RETURN {user, order}
// Efficient joins
FOR user IN users
FILTER user.department == @department
FOR order IN orders
FILTER order.user_id == user._id
COLLECT user_info = user INTO orders_group = order
RETURN {
user: user_info,
order_count: LENGTH(orders_group),
total_amount: SUM(orders_group[*].amount)
}
Batch Operations
// Efficient batch processing
FOR batch IN 1..100
FOR user IN users
LIMIT (batch - 1) * 1000, 1000 // Process in batches
// Process each batch
RETURN user
Examples
Social Network Analysis
// Find mutual friends
FOR user IN users
FILTER user._id == @user_id
FOR friend1 IN 1..1 OUTBOUND user follows
FOR friend2 IN 1..1 OUTBOUND @other_user_id follows
FILTER friend1._id == friend2._id
RETURN DISTINCT friend1
// Friend recommendations
FOR user IN users
FILTER user._id == @user_id
FOR friend IN 1..1 OUTBOUND user follows
FOR friend_of_friend IN 1..1 OUTBOUND friend follows
FILTER friend_of_friend._id != @user_id
AND friend_of_friend._id NOT IN (
FOR direct_friend IN 1..1 OUTBOUND user follows
RETURN direct_friend._id
)
COLLECT recommended_user = friend_of_friend WITH COUNT INTO mutual_count
SORT mutual_count DESC
LIMIT 10
RETURN {user: recommended_user, mutual_friends: mutual_count}
E-commerce Analytics
// Customer lifetime value
FOR customer IN customers
FOR order IN orders
FILTER order.customer_id == customer._id
COLLECT customer_info = customer
AGGREGATE
total_spent = SUM(order.total),
order_count = COUNT(),
avg_order_value = AVERAGE(order.total),
first_order = MIN(order.created_at),
last_order = MAX(order.created_at)
LET days_active = DATE_DIFF(last_order, first_order, "day")
RETURN {
customer: customer_info.name,
lifetime_value: total_spent,
orders: order_count,
avg_order: avg_order_value,
days_active: days_active,
value_per_day: total_spent / MAX(days_active, 1)
}
// Product recommendation based on purchase history
FOR customer IN customers
FILTER customer._id == @customer_id
FOR order IN orders
FILTER order.customer_id == customer._id
FOR item IN order.items
FOR similar_item IN products
FILTER similar_item.category == item.category
AND similar_item._id != item._id
AND similar_item._id NOT IN (
FOR past_order IN orders
FILTER past_order.customer_id == @customer_id
FOR past_item IN past_order.items
RETURN past_item._id
)
COLLECT recommended_product = similar_item WITH COUNT INTO relevance_score
SORT relevance_score DESC
LIMIT 5
RETURN {product: recommended_product, score: relevance_score}
IoT Data Analysis
// Sensor anomaly detection
FOR sensor IN sensors
FOR point IN timeseries
FILTER point.series_id == sensor._id
AND point.timestamp >= DATE_SUBTRACT(DATE_NOW(), 1, "hour")

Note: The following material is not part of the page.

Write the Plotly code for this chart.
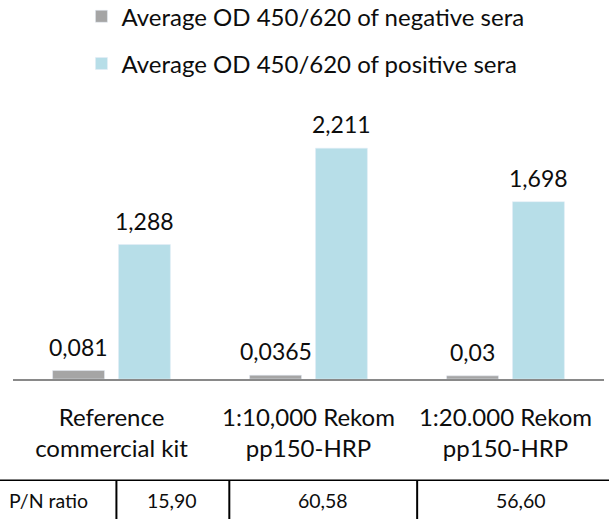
import plotly.graph_objects as go

# ---- data ----
categories = ["Reference<br>commercial kit", "1:10,000 Rekom<br>pp150-HRP", "1:20.000 Rekom<br>pp150-HRP"]
neg_name = "Average OD 450/620 of negative sera"
pos_name = "Average OD 450/620 of positive sera"
neg_values = [0.081, 0.0365, 0.03]
pos_values = [1.288, 2.211, 1.698]
table_header = "P/N ratio"
pn_ratio = [15.90, 60.58, 56.60]

# ---- styling / geometry ----
W, H = 609, 519
L, R, T, B = 12.5, 5, 90, 139.5
PW, PH = W - L - R, H - T - B
FONT = "Lato"
TXT = "#0d0d0d"
GRAY = "#a5a5a5"
BLUE = "#b7dee8"


def fx(px):
    return (px - L) / PW


def fy(py):
    return (H - B - py) / PH


def dec(v, fmt="g"):
    return format(v, fmt).replace(".", ",")


fig = go.Figure()
fig.add_trace(go.Bar(x=categories, y=neg_values, name=neg_name, marker_color=GRAY,
                     legendgroup="neg", hoverinfo="skip"))
fig.add_trace(go.Bar(x=categories, y=pos_values, name=pos_name, marker_color=BLUE,
                     legendgroup="pos", hoverinfo="skip"))

annotations = []
for i, v in enumerate(neg_values):
    annotations.append(dict(x=i, y=v, xref="x", yref="y", text=dec(v), showarrow=False,
                            xshift=-33, yshift=24, yanchor="middle",
                            font=dict(family=FONT, size=23, color=TXT)))
for i, v in enumerate(pos_values):
    annotations.append(dict(x=i, y=v, xref="x", yref="y", text=dec(v), showarrow=False,
                            xshift=33, yshift=24, yanchor="middle",
                            font=dict(family=FONT, size=23, color=TXT)))

# table below chart
col_centers = [48, 172, 323, 521]
table_texts = [table_header] + [dec(v, ".2f") for v in pn_ratio]
for cx, t in zip(col_centers, table_texts):
    annotations.append(dict(x=fx(cx), y=fy(501), xref="paper", yref="paper", text=t,
                            showarrow=False, xanchor="center", yanchor="middle",
                            font=dict(family=FONT, size=19.5, color=TXT)))

shapes = [dict(type="line", xref="paper", yref="paper", x0=fx(-2), x1=fx(W + 2), y0=fy(481), y1=fy(481),
               line=dict(color="#000", width=1.5))]
for vx in [116, 229, 417]:
    shapes.append(dict(type="line", xref="paper", yref="paper", x0=fx(vx), x1=fx(vx),
                       y0=fy(481), y1=fy(H + 2), line=dict(color="#000", width=2)))

fig.update_layout(
    width=W, height=H,
    margin=dict(l=L, r=R, t=T, b=B, autoexpand=False),
    paper_bgcolor="white", plot_bgcolor="white",
    separators=",.",
    barmode="group", bargap=0.331, bargroupgap=0.212,
    showlegend=True,
    legend=dict(xref="paper", yref="paper", x=fx(81), y=fy(-6),
                xanchor="left", yanchor="top", orientation="v",
                font=dict(family=FONT, size=24, color=TXT),
                tracegroupgap=13, itemwidth=30, bgcolor="rgba(0,0,0,0)"),
    xaxis=dict(type="category", showline=True, linecolor="#898989", linewidth=2,
               ticks="", showgrid=False, zeroline=False, ticklabelstandoff=16,
               tickfont=dict(family=FONT, size=24, color=TXT)),
    yaxis=dict(visible=False, range=[0, 2.768], showgrid=False, zeroline=False),
    annotations=annotations,
    shapes=shapes,
)

fig.write_html("out.html", config={"displayModeBar": False},
               post_script="document.body.style.margin='0px';document.body.style.overflow='hidden';")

COLLECT sensor_info = sensor
AGGREGATE
avg_value = AVERAGE(point.value),
stddev_value = STDDEV(point.value),
points = point[*]
LET threshold = avg_value + (2 * stddev_value)
LET anomalies = (
FOR p IN points
FILTER p.value > threshold
RETURN p
)
FILTER LENGTH(anomalies) > 0
RETURN {
sensor: sensor_info.name,
location: sensor_info.location,
avg_value: avg_value,
threshold: threshold,
anomaly_count: LENGTH(anomalies),
anomalies: anomalies
}
// Equipment maintenance prediction
FOR equipment IN equipment
FOR metric IN timeseries
FILTER metric.series_id == equipment.sensor_id
AND metric.timestamp >= DATE_SUBTRACT(DATE_NOW(), 30, "day")
COLLECT
equipment_info = equipment,
day = DATE_DAY(metric.timestamp)
AGGREGATE daily_avg = AVERAGE(metric.value)
COLLECT equipment_final = equipment_info INTO daily_values = daily_avg
LET trend = SLOPE(daily_values) // Custom function for trend analysis
LET maintenance_needed = ABS(trend) > 0.1 // Degradation threshold
FILTER maintenance_needed
RETURN {
equipment: equipment_final.name,
location: equipment_final.location,
trend: trend,
priority: ABS(trend) > 0.2 ? "high" : "medium",
next_maintenance: DATE_ADD(DATE_NOW(), CEIL(30 / ABS(trend)), "day")
}
API Reference
Query Execution
use orbit_protocols::aql::{AQLEngine, QueryOptions};
// Execute AQL query
let result = aql_engine.execute(
"FOR user IN users FILTER user.age > @min_age RETURN user",
[("min_age", 18)].iter().cloned().collect()
).await?;
// Execute with options
let options = QueryOptions {
max_runtime: Duration::from_secs(30),
memory_limit: 1024 * 1024 * 100, // 100MB
intermediate_commit_size: 10000,
..Default::default()
};
let result = aql_engine.execute_with_options(query, params, options).await?;
Streaming Results
use futures_util::stream::StreamExt;
// Stream large result sets
let mut stream = aql_engine.execute_stream(
"FOR doc IN large_collection RETURN doc"
).await?;
while let Some(batch) = stream.next().await {
for document in batch? {
// Process each document
println!("{:?}", document);
}
}
Prepared Statements
// Prepare query for multiple executions
let prepared = aql_engine.prepare(
"FOR user IN users FILTER user.department == @dept RETURN user"
).await?;
// Execute with different parameters
let results1 = prepared.execute([("dept", "engineering")]).await?;
let results2 = prepared.execute([("dept", "marketing")]).await?;
Transaction Support
// Execute within transaction
let transaction = aql_engine.begin_transaction().await?;
let result1 = transaction.execute(
"FOR user IN users FILTER user._id == @id UPDATE user WITH {last_login: DATE_NOW()} IN users",
[("id", "users/123")]
).await?;
let result2 = transaction.execute(
"INSERT {user_id: @id, action: 'login', timestamp: DATE_NOW()} IN audit_log",
[("id", "users/123")]
).await?;
transaction.commit().await?;
AQL in Orbit-RS provides a powerful, flexible query language that seamlessly integrates graph traversals, document operations, and time series analytics in a single, optimized execution engine.